Vladimir Guerrero Jr. (Class A, Blue Jays) collected a line drive single and scored the first run for the World team. His swing looks almost identical to that of his future Hall of Fame father, as those who tuned in or attended got to see.
The World team made it a game by scoring four runs in the fifth through seventh innings to make it 7-4, heading to the ninth.
In the top of the ninth, the World actually scored two runs and had the tying run on first base before USA pitcher A.J. Puk (Double-A, A's) nailed it down. During the inning, first baseman Ryan McMahon (Triple-A, Rockies) made a catch hanging over the dugout railing and almost falling over.
It was an exciting game with loads of young talent. Fun stuff like this happened!
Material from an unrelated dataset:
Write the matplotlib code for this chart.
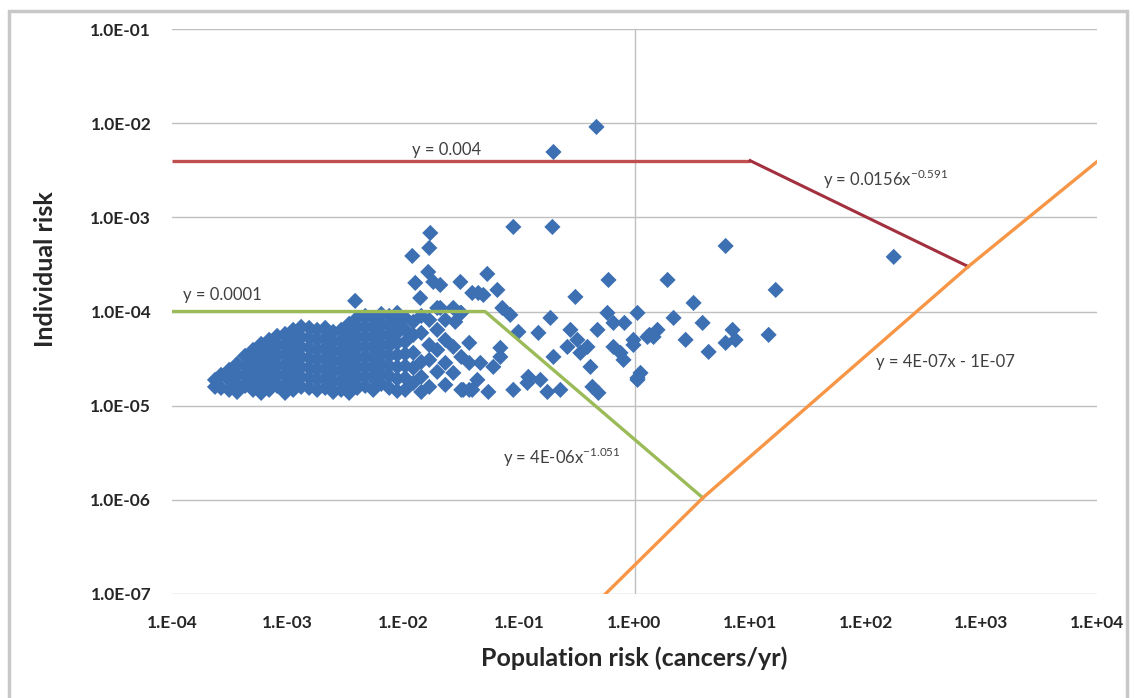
import numpy as np
import matplotlib
matplotlib.use("Agg")
import matplotlib.pyplot as plt
from matplotlib.patches import Rectangle

plt.rcParams['font.family'] = ['Lato', 'DejaVu Sans']
plt.rcParams['mathtext.fontset'] = 'custom'
plt.rcParams['mathtext.rm'] = 'Lato'

# scatter data, stored as log10 exponents (population risk, individual risk)
# dense cloud, read column by column
pop_exp = [
    -3.628, -3.628,
    -3.576, -3.576,
    -3.506, -3.506, -3.506,
    -3.437, -3.437, -3.437, -3.437,
    -3.368, -3.368, -3.368, -3.368,
    -3.299, -3.299, -3.299, -3.299, -3.299,
    -3.229, -3.229, -3.229, -3.229, -3.229, -3.229,
    -3.160, -3.160, -3.160, -3.160, -3.160, -3.160,
    -3.091, -3.091, -3.091, -3.091, -3.091, -3.091,
    -3.022, -3.022, -3.022, -3.022, -3.022, -3.022, -3.022,
    -2.952, -2.952, -2.952, -2.952, -2.952, -2.952, -2.952,
    -2.883, -2.883, -2.883, -2.883, -2.883, -2.883, -2.883,
    -2.814, -2.814, -2.814, -2.814, -2.814, -2.814, -2.814,
    -2.745, -2.745, -2.745, -2.745, -2.745, -2.745, -2.745,
    -2.675, -2.675, -2.675, -2.675, -2.675, -2.675, -2.675,
    -2.606, -2.606, -2.606, -2.606, -2.606, -2.606, -2.606,
    -2.537, -2.537, -2.537, -2.537, -2.537, -2.537, -2.537,
    -2.468, -2.468, -2.468, -2.468, -2.468, -2.468, -2.468, -2.468,
    -2.398, -2.398, -2.398, -2.398, -2.398, -2.398, -2.398, -2.398,
    -2.329, -2.329, -2.329, -2.329, -2.329, -2.329, -2.329, -2.329,
    -2.260, -2.260, -2.260, -2.260, -2.260, -2.260, -2.260, -2.260,
    -2.190, -2.190, -2.190, -2.190, -2.190, -2.190, -2.190, -2.190,
    -2.121, -2.121, -2.121, -2.121, -2.121, -2.121, -2.121, -2.121,
    -2.052, -2.052, -2.052, -2.052, -2.052, -2.052, -2.052, -2.052,
    -1.983, -1.983, -1.983, -1.983, -1.983, -1.983, -1.983,
    -1.913, -1.913, -1.913, -1.913, -1.913,
    -1.844, -1.844, -1.844, -1.844, -1.844,
    -1.775, -1.775, -1.775, -1.775,
    -1.706, -1.706, -1.706, -1.706,
    -1.636, -1.636, -1.636, -1.636,
    -1.567, -1.567, -1.567,
    -1.498, -1.498, -1.498,
    -1.429, -1.429, -1.429,
]
ind_exp = [
    -4.800, -4.726,
    -4.673, -4.811,
    -4.620, -4.726, -4.832,
    -4.556, -4.662, -4.769, -4.854,
    -4.471, -4.578, -4.684, -4.790,
    -4.408, -4.514, -4.620, -4.726, -4.832,
    -4.344, -4.450, -4.556, -4.662, -4.769, -4.864,
    -4.301, -4.408, -4.514, -4.620, -4.726, -4.832,
    -4.259, -4.365, -4.471, -4.578, -4.684, -4.790,
    -4.238, -4.344, -4.450, -4.556, -4.662, -4.769, -4.864,
    -4.195, -4.301, -4.408, -4.514, -4.620, -4.726, -4.832,
    -4.163, -4.270, -4.376, -4.482, -4.588, -4.694, -4.800,
    -4.174, -4.280, -4.386, -4.493, -4.599, -4.705, -4.811,
    -4.195, -4.301, -4.408, -4.514, -4.620, -4.726, -4.832,
    -4.174, -4.280, -4.386, -4.493, -4.599, -4.705, -4.811,
    -4.216, -4.323, -4.429, -4.535, -4.641, -4.747, -4.854,
    -4.195, -4.301, -4.408, -4.514, -4.620, -4.726, -4.832,
    -4.131, -4.238, -4.344, -4.450, -4.556, -4.662, -4.769, -4.864,
    -4.068, -4.174, -4.280, -4.386, -4.493, -4.599, -4.705, -4.811,
    -4.047, -4.153, -4.259, -4.365, -4.471, -4.578, -4.684, -4.790,
    -4.068, -4.174, -4.280, -4.386, -4.493, -4.599, -4.705, -4.832,
    -4.026, -4.131, -4.238, -4.344, -4.450, -4.556, -4.662, -4.769,
    -4.047, -4.153, -4.259, -4.365, -4.471, -4.578, -4.684, -4.811,
    -4.015, -4.121, -4.227, -4.333, -4.461, -4.588, -4.715, -4.843,
    -4.068, -4.195, -4.323, -4.450, -4.578, -4.705, -4.832,
    -4.110, -4.248, -4.439, -4.599, -4.758,
    -4.047, -4.227, -4.535, -4.694, -4.854,
    -4.089, -4.355, -4.514, -4.800,
    -3.962, -4.195, -4.408, -4.641,
    -4.089, -4.301, -4.546, -4.779,
    -3.962, -4.376, -4.652,
    -4.015, -4.482, -4.832,
    -4.333, -4.546, -4.832,
]

# scattered points outside the dense cloud
pop_exp2 = [
    -1.403, -1.351, -1.307, -1.273, -1.186, -1.143, -1.074, -1.333, -1.221,
    -1.160, -1.160, -1.481, -1.403, -1.264, -1.359, -1.004, -0.831, -0.727,
    -1.048, -0.918, -0.926, -0.814, -0.753, -0.641, -0.701, -0.580, -0.554,
    -0.494, -0.468, -0.407, -0.511, -0.381, -0.364, -0.312, -0.320, -0.234,
    -0.182, -0.182, -0.121, -0.009, 0.026, 0.052, 0.026, -0.225, 0.165,
    0.199, 0.286, 0.338, 0.442, 0.511, 0.589, 0.641, 0.788, 0.848, 0.874,
    0.788, 1.160, 1.221, 2.242, -0.329, -0.701, -1.048, -0.710, -1.506,
    -1.680, -1.740, -1.896, -1.853, -1.766, -1.775, -1.922, -1.784, -2.416,
    -1.680, -1.550, -1.506, -0.095, -0.009, 0.026, -0.087, 0.130, 0.112,
]
ind_exp2 = [
    -3.803, -3.803, -3.824, -3.601, -3.771, -3.962, -4.036, -4.546, -4.588,
    -4.482, -4.386, -4.832, -4.832, -4.854, -4.726, -4.216, -4.227, -4.068,
    -4.832, -4.694, -4.758, -4.726, -4.854, -4.832, -4.482, -4.376, -4.195,
    -4.301, -4.439, -4.376, -3.845, -4.588, -4.800, -4.864, -4.195, -4.015,
    -4.121, -4.376, -4.439, -4.301, -4.015, -4.652, -4.726, -3.665, -4.270,
    -4.195, -3.665, -4.068, -4.301, -3.909, -4.121, -4.429, -4.333, -4.195,
    -4.301, -3.304, -4.248, -3.771, -3.420, -2.040, -2.306, -3.102, -3.102,
    -3.686, -3.718, -3.686, -3.696, -3.856, -3.166, -3.325, -3.410, -3.580,
    -3.887, -3.962, -4.110, -4.015, -4.514, -4.355, -4.705, -4.121, -4.248,
    -4.270,
]

# guideline vertices
red_flat_x = [1e-4, 10]
red_flat_y = [0.004, 0.004]
red_slope_x = [10, 770]
red_slope_y = [0.004, 3.0e-4]
green_x = [1e-4, 0.051, 3.9]
green_y = [1e-4, 1e-4, 1.05e-6]
orange_x = [0.56, 3.9, 770, 1e4]
orange_y = [1e-7, 1.05e-6, 3.0e-4, 3.9e-3]

x_decades = list(range(-4, 5))
y_decades = list(range(-7, 0))

pop = 10 ** np.array(pop_exp + pop_exp2)
ind = 10 ** np.array(ind_exp + ind_exp2)

fig = plt.figure(figsize=(11.34, 6.98), dpi=100)
ax = fig.add_axes([172 / 1134, 1 - 594 / 698, 925 / 1134, 565 / 698])

ax.set_xscale('log')
ax.set_yscale('log')
ax.set_xlim(1e-4, 1e4)
ax.set_ylim(1e-7, 1e-1)

for s in ax.spines.values():
    s.set_visible(False)

ax.set_xticks([10.0 ** e for e in x_decades])
ax.set_xticklabels([f"1.E{e:+03d}" for e in x_decades])
ax.set_yticks([10.0 ** e for e in y_decades])
ax.set_yticklabels([f"1.0E{e:+03d}" for e in y_decades])
ax.minorticks_off()
ax.tick_params(axis='both', length=0, labelsize=12.5, colors='#262626')
ax.tick_params(axis='y', pad=15)
ax.tick_params(axis='x', pad=15)
for lab in ax.get_xticklabels() + ax.get_yticklabels():
    lab.set_fontweight('bold')

ax.grid(axis='y', color='#BFBFBF', linewidth=1.0)
ax.axvline(1, color='#BFBFBF', linewidth=1.0, zorder=0.5)
ax.set_axisbelow(True)

ax.scatter(pop, ind, marker='D', s=68, color='#3D70B3', edgecolors='none', zorder=2)

ax.plot(red_flat_x, red_flat_y, color='#C0504D', linewidth=2.4, zorder=3, solid_capstyle='butt')
ax.plot(red_slope_x, red_slope_y, color='#A3303F', linewidth=2.2, zorder=3)
ax.plot(green_x, green_y, color='#9BBB59', linewidth=2.4, zorder=3)
ax.plot(orange_x, orange_y, color='#F79646', linewidth=2.4, zorder=3)

txt = dict(fontsize=12, color='#404040', va='center', ha='left')
ax.text(0.012, 5.2e-3, "y = 0.004", **txt)
ax.text(1.24e-4, 1.5e-4, "y = 0.0001", **txt)
ax.text(43, 2.5e-3, r"y = 0.0156x$^{\mathregular{-0.591}}$", **txt)
ax.text(0.073, 2.8e-6, r"y = 4E-06x$^{\mathregular{-1.051}}$", **txt)
ax.text(122, 2.9e-5, "y = 4E-07x - 1E-07", **txt)

ax.set_xlabel("Population risk (cancers/yr)", fontsize=18, fontweight='bold', color='#262626', va='center')
ax.xaxis.set_label_coords(0.4995, -0.113)
ax.set_ylabel("Individual risk", fontsize=18, fontweight='bold', color='#262626', va='center')
ax.yaxis.set_label_coords(-0.137, 0.575)

# chart-area border
fig.patches.append(Rectangle((9 / 1134, -0.05), 1118 / 1134, 1.05 - 11 / 698,
                             transform=fig.transFigure, fill=False,
                             edgecolor='#C8C8C8', linewidth=2.5))

fig.savefig("out.png", dpi=100)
I just wish there was more of a national platform here.
Sure, the die-hard prospect fans are going to tune in, but shouldn't MLB be giving this showcase a better platform in the interest of grabbing some casual fans just looking for some baseball on an off-day?
What about something like the last games of the first half being played on a Wednesday or Thursday, the Futures Game goes on a Friday night, the Home Run Derby takes place late Saturday afternoon and the All-Star Game is in the Sunday night time slot that is a ratings boon? Then MLB action could resume on the following Tuesday.
It doesn't even have to be exactly like that. I'm just throwing out a possible solution because I generally hate when people offer up complaints without a solution.
Perhaps the simplest solution would be to get rid of the usual Sunday Night Game on ESPN and make the Sunday night showcase the Futures Game, instead playing all 15 MLB games slated for Sunday during the day. Then the All-Stars all get to fly to the All-Star destination before the middle of the night.
I feel strongly that there needs to be a solution here. The Futures Game is fun. It's a good place to get fans, especially those of sub-par teams, excited about some future stars.
Instead, it's virtually buried in front of a lacking crowd on a Sunday afternoon while there are 14 games of actual Major League Baseball.